James Assersohn, Director of Asia Pacific Retail at JLL, said: “There is a great deal of positivity in the market at the moment. Retailers from almost all sectors are seeing strong and sustained growth in their sales which will lead to them investing more into the market. The luxury sector is currently the biggest winner, led predominantly by the Mainland Chinese tourists, but we also see locals increase spending which provides a deeper and more sustainable growth trajectory for retail businesses here”.
“While the resuming demand for luxury goods would propel further recovery, it is worth noting that changing consumption patterns and shopper profiles fueled by millennials and generation Z have also led to greater demand for mass and mid-market brands, serving as a significant boost to local spending. The presence of the affordable brands of the kind are growing in major shopping districts at a swift pace. They will remain one of the main sources of leasing demand this year and onwards” he continued.

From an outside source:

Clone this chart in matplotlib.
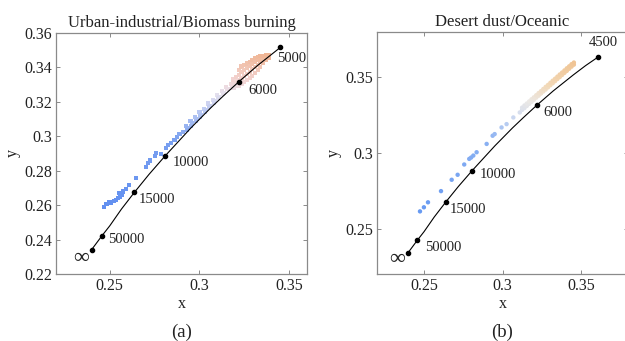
import matplotlib
matplotlib.use("Agg")
import matplotlib.pyplot as plt
from matplotlib.colors import LinearSegmentedColormap, Normalize

# ---------------- data ----------------
# Planckian locus points (x, y), from infinity downward in CCT
locus_a_x = [0.2399, 0.2457, 0.2500, 0.2565, 0.2637, 0.2719, 0.2807, 0.2952, 0.3064, 0.3135, 0.3221, 0.3324, 0.3451]
locus_a_y = [0.2342, 0.2423, 0.2480, 0.2577, 0.2674, 0.2779, 0.2884, 0.3048, 0.3166, 0.3236, 0.3318, 0.3411, 0.3516]
locus_b_x = locus_a_x + [0.3530, 0.3610]
locus_b_y = locus_a_y + [0.3578, 0.3635]

marks_a_x = [0.2399, 0.2457, 0.2637, 0.2807, 0.3221, 0.3451]
marks_a_y = [0.2342, 0.2423, 0.2674, 0.2884, 0.3318, 0.3516]
marks_a_lbl = ["\u221e", "50000", "15000", "10000", "6000", "5000"]

marks_b_x = [0.2399, 0.2457, 0.2637, 0.2807, 0.3221, 0.3610]
marks_b_y = [0.2342, 0.2423, 0.2674, 0.2884, 0.3318, 0.3635]
marks_b_lbl = ["\u221e", "50000", "15000", "10000", "6000", "4500"]

# scatter measurements, panel (a)
pts_a_x = [0.2467, 0.2482, 0.2496, 0.2509, 0.2522, 0.2533, 0.2546, 0.2559, 0.2570, 0.2552,
           0.2574, 0.2589, 0.2607, 0.2648, 0.2704, 0.2713, 0.2722, 0.2750, 0.2759, 0.2787,
           0.2815, 0.2824, 0.2843, 0.2861, 0.2874, 0.2889, 0.2907,
           0.2925, 0.2935, 0.2950, 0.2960, 0.2975, 0.2985, 0.3000, 0.3010, 0.3025, 0.3035,
           0.3050, 0.3060, 0.3075, 0.3085, 0.3100, 0.3110, 0.3125, 0.3135, 0.3150, 0.3160,
           0.3175, 0.3185,
           0.2930, 0.2955, 0.2980, 0.3005, 0.3030, 0.3055, 0.3080, 0.3105, 0.3130, 0.3155, 0.3180,
           0.3190, 0.3190, 0.3190, 0.3205, 0.3205, 0.3205,
           0.3220, 0.3220, 0.3220, 0.3220, 0.3235, 0.3235, 0.3235, 0.3235,
           0.3250, 0.3250, 0.3250, 0.3250, 0.3265, 0.3265, 0.3265, 0.3265,
           0.3280, 0.3280, 0.3280, 0.3280, 0.3295, 0.3295, 0.3295, 0.3295,
           0.3310, 0.3310, 0.3310, 0.3310, 0.3325, 0.3325, 0.3325, 0.3325,
           0.3340, 0.3340, 0.3340, 0.3340, 0.3355, 0.3355, 0.3355,
           0.3370, 0.3370, 0.3370, 0.3385, 0.3385]
pts_a_y = [0.2591, 0.2607, 0.2620, 0.2615, 0.2626, 0.2630, 0.2640, 0.2650, 0.2659, 0.2669,
           0.2679, 0.2692, 0.2717, 0.2756, 0.2820, 0.2844, 0.2859, 0.2886, 0.2902, 0.2898,
           0.2931, 0.2950, 0.2960, 0.2979, 0.2995, 0.3014, 0.3027,
           0.3060, 0.3050, 0.3088, 0.3078, 0.3110, 0.3101, 0.3140, 0.3125, 0.3160, 0.3152,
           0.3190, 0.3178, 0.3212, 0.3203, 0.3238, 0.3228, 0.3262, 0.3252, 0.3285, 0.3275,
           0.3305, 0.3300,
           0.3035, 0.3062, 0.3088, 0.3115, 0.3142, 0.3168, 0.3195, 0.3222, 0.3248, 0.3274, 0.3295,
           0.3280, 0.3305, 0.3330, 0.3290, 0.3320, 0.3345,
           0.3295, 0.3325, 0.3355, 0.3385, 0.3305, 0.3340, 0.3372, 0.3405,
           0.3315, 0.3350, 0.3385, 0.3412, 0.3325, 0.3362, 0.3397, 0.3423,
           0.3338, 0.3375, 0.3408, 0.3433, 0.3352, 0.3390, 0.3422, 0.3443,
           0.3368, 0.3402, 0.3432, 0.3453, 0.3385, 0.3415, 0.3442, 0.3460,
           0.3402, 0.3430, 0.3452, 0.3467, 0.3425, 0.3448, 0.3468,
           0.3442, 0.3462, 0.3474, 0.3458, 0.3474]

# scatter measurements, panel (b)
pts_b_x = [0.2474, 0.2499, 0.2525, 0.2608, 0.2676, 0.2714, 0.2756, 0.2788, 0.2800, 0.2814,
           0.2835, 0.2899, 0.2937, 0.2950, 0.2994, 0.3026, 0.3069, 0.3110,
           0.3125, 0.3125, 0.3140, 0.3140, 0.3155, 0.3155, 0.3170, 0.3170, 0.3185, 0.3185,
           0.3200, 0.3200, 0.3215, 0.3215, 0.3230, 0.3230, 0.3245, 0.3245, 0.3260, 0.3260,
           0.3275, 0.3275, 0.3290, 0.3290, 0.3305, 0.3305, 0.3320, 0.3320, 0.3335, 0.3335,
           0.3350, 0.3350, 0.3365, 0.3365, 0.3380, 0.3380, 0.3395, 0.3395, 0.3410, 0.3410,
           0.3425, 0.3425, 0.3440, 0.3440, 0.3455, 0.3455]
pts_b_y = [0.2614, 0.2641, 0.2674, 0.2748, 0.2823, 0.2856, 0.2924, 0.2961, 0.2970, 0.2983,
           0.3005, 0.3060, 0.3114, 0.3125, 0.3169, 0.3191, 0.3235, 0.3268,
           0.3285, 0.3300, 0.3297, 0.3314, 0.3311, 0.3327, 0.3325, 0.3341, 0.3338, 0.3355,
           0.3352, 0.3368, 0.3366, 0.3382, 0.3379, 0.3396, 0.3393, 0.3409, 0.3407, 0.3423,
           0.3420, 0.3437, 0.3434, 0.3450, 0.3448, 0.3464, 0.3461, 0.3478, 0.3475, 0.3491,
           0.3489, 0.3505, 0.3502, 0.3519, 0.3516, 0.3532, 0.3530, 0.3546, 0.3543, 0.3560,
           0.3557, 0.3573, 0.3571, 0.3587, 0.3584, 0.3598]

titles = ["Urban-industrial/Biomass burning", "Desert dust/Oceanic"]
panel_tags = ["(a)", "(b)"]
xticks = [0.25, 0.30, 0.35]
xtick_lbls = ["0.25", "0.3", "0.35"]
yticks_a = [0.22, 0.24, 0.26, 0.28, 0.30, 0.32, 0.34, 0.36]
ytick_a_lbls = ["0.22", "0.24", "0.26", "0.28", "0.3", "0.32", "0.34", "0.36"]
yticks_b = [0.25, 0.30, 0.35]
ytick_b_lbls = ["0.25", "0.3", "0.35"]

# ---------------- style ----------------
plt.rcParams['font.family'] = ['Liberation Serif', 'DejaVu Serif']

cmap_a = LinearSegmentedColormap.from_list("a", [
    (0.00, (0.38, 0.56, 0.94)),
    (0.45, (0.48, 0.63, 0.94)),
    (0.62, (0.72, 0.78, 0.95)),
    (0.74, (0.90, 0.88, 0.93)),
    (0.82, (0.95, 0.84, 0.84)),
    (1.00, (0.94, 0.71, 0.58)),
])
cmap_b = LinearSegmentedColormap.from_list("b", [
    (0.00, (0.40, 0.60, 0.95)),
    (0.50, (0.55, 0.70, 0.95)),
    (0.65, (0.82, 0.86, 0.94)),
    (0.74, (0.92, 0.91, 0.90)),
    (0.85, (0.95, 0.85, 0.72)),
    (1.00, (0.94, 0.77, 0.58)),
])

W, H = 625, 341
fig = plt.figure(figsize=(W / 100, H / 100), dpi=100)
ax_a = fig.add_axes([56 / W, (H - 274) / H, 251 / W, 241 / H])
ax_b = fig.add_axes([377 / W, (H - 274) / H, 251 / W, 242 / H])

spine_col = "#8a8a8a"
text_col = "#222222"

def style(ax, yt, ytl, ylim, xmax):
    ax.set_xlim(0.22, xmax)
    ax.set_ylim(*ylim)
    ax.set_xticks(xticks)
    ax.set_xticklabels(xtick_lbls)
    ax.set_yticks(yt)
    ax.set_yticklabels(ytl)
    for s in ax.spines.values():
        s.set_color(spine_col)
        s.set_linewidth(0.9)
    ax.tick_params(direction="in", length=3, width=0.7, color=spine_col,
                   top=True, right=True, labelsize=11.5, labelcolor=text_col, pad=3)
    ax.set_xlabel("x", fontsize=11.5, color=text_col, labelpad=1)
    ax.set_ylabel("y", fontsize=11.5, color=text_col, labelpad=2)

style(ax_a, yticks_a, ytick_a_lbls, (0.22, 0.36), 0.36)
style(ax_b, yticks_b, ytick_b_lbls, (0.22, 0.38), 0.38)

ax_a.scatter(pts_a_x, pts_a_y, c=pts_a_y, cmap=cmap_a, norm=Normalize(0.258, 0.348),
             marker="s", s=9, linewidths=0, zorder=2)
ax_b.scatter(pts_b_x, pts_b_y, c=pts_b_y, cmap=cmap_b, norm=Normalize(0.260, 0.360),
             marker="o", s=10, linewidths=0, zorder=2)

ax_a.plot(locus_a_x, locus_a_y, color="black", lw=0.8, zorder=3)
ax_b.plot(locus_b_x, locus_b_y, color="black", lw=0.8, zorder=3)
ax_a.plot(marks_a_x, marks_a_y, "o", color="black", ms=3.0, zorder=4)
ax_b.plot(marks_b_x, marks_b_y, "o", color="black", ms=3.0, zorder=4)

# label offsets in pixels (dx, dy), alignment
offs_a = [(-11, -9, "center"), (6, -4, "left"), (4, -7, "left"), (8, -6, "left"), (9, -9, "left"), (-3, -11, "left")]
offs_b = [(-11, -7, "center"), (8, -7, "left"), (4, -7, "left"), (7, -4, "left"), (6, -8, "left"), (5, 14, "center")]

for ax, xs, ys, lbls, offs in [(ax_a, marks_a_x, marks_a_y, marks_a_lbl, offs_a),
                               (ax_b, marks_b_x, marks_b_y, marks_b_lbl, offs_b)]:
    for x, y, l, (dx, dy, ha) in zip(xs, ys, lbls, offs):
        fs = 16 if l == "\u221e" else 10.5
        ax.annotate(l, (x, y), xytext=(dx, dy), textcoords="offset pixels",
                    ha=ha, va="center", fontsize=fs, color=text_col, zorder=5)

ax_a.set_title(titles[0], fontsize=12, color=text_col, pad=4)
ax_b.set_title(titles[1], fontsize=12, color=text_col, pad=4)

fig.text(181.5 / W, 1 - 332 / H, panel_tags[0], ha="center", va="center", fontsize=13.5, color=text_col)
fig.text(502 / W, 1 - 332 / H, panel_tags[1], ha="center", va="center", fontsize=13.5, color=text_col)

fig.savefig("out.png", dpi=100)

Terence Chan, Head of Retail at JLL in Hong Kong, added: “The number of inbound visitors has increased remarkably in recent months, which helped lift retail sales to a considerable extent. Retailers are set to look for retail spaces in the major four shopping districts for expansion. However, given that the bulk of leasing demand continues to be from retailers with lower rental budgets, we believe a v-shaped recovery in retail rents is unlikely happen in the short term. We expect the rents of high street shops and prime shopping centres to grow in the range of 0-5% for the full year.”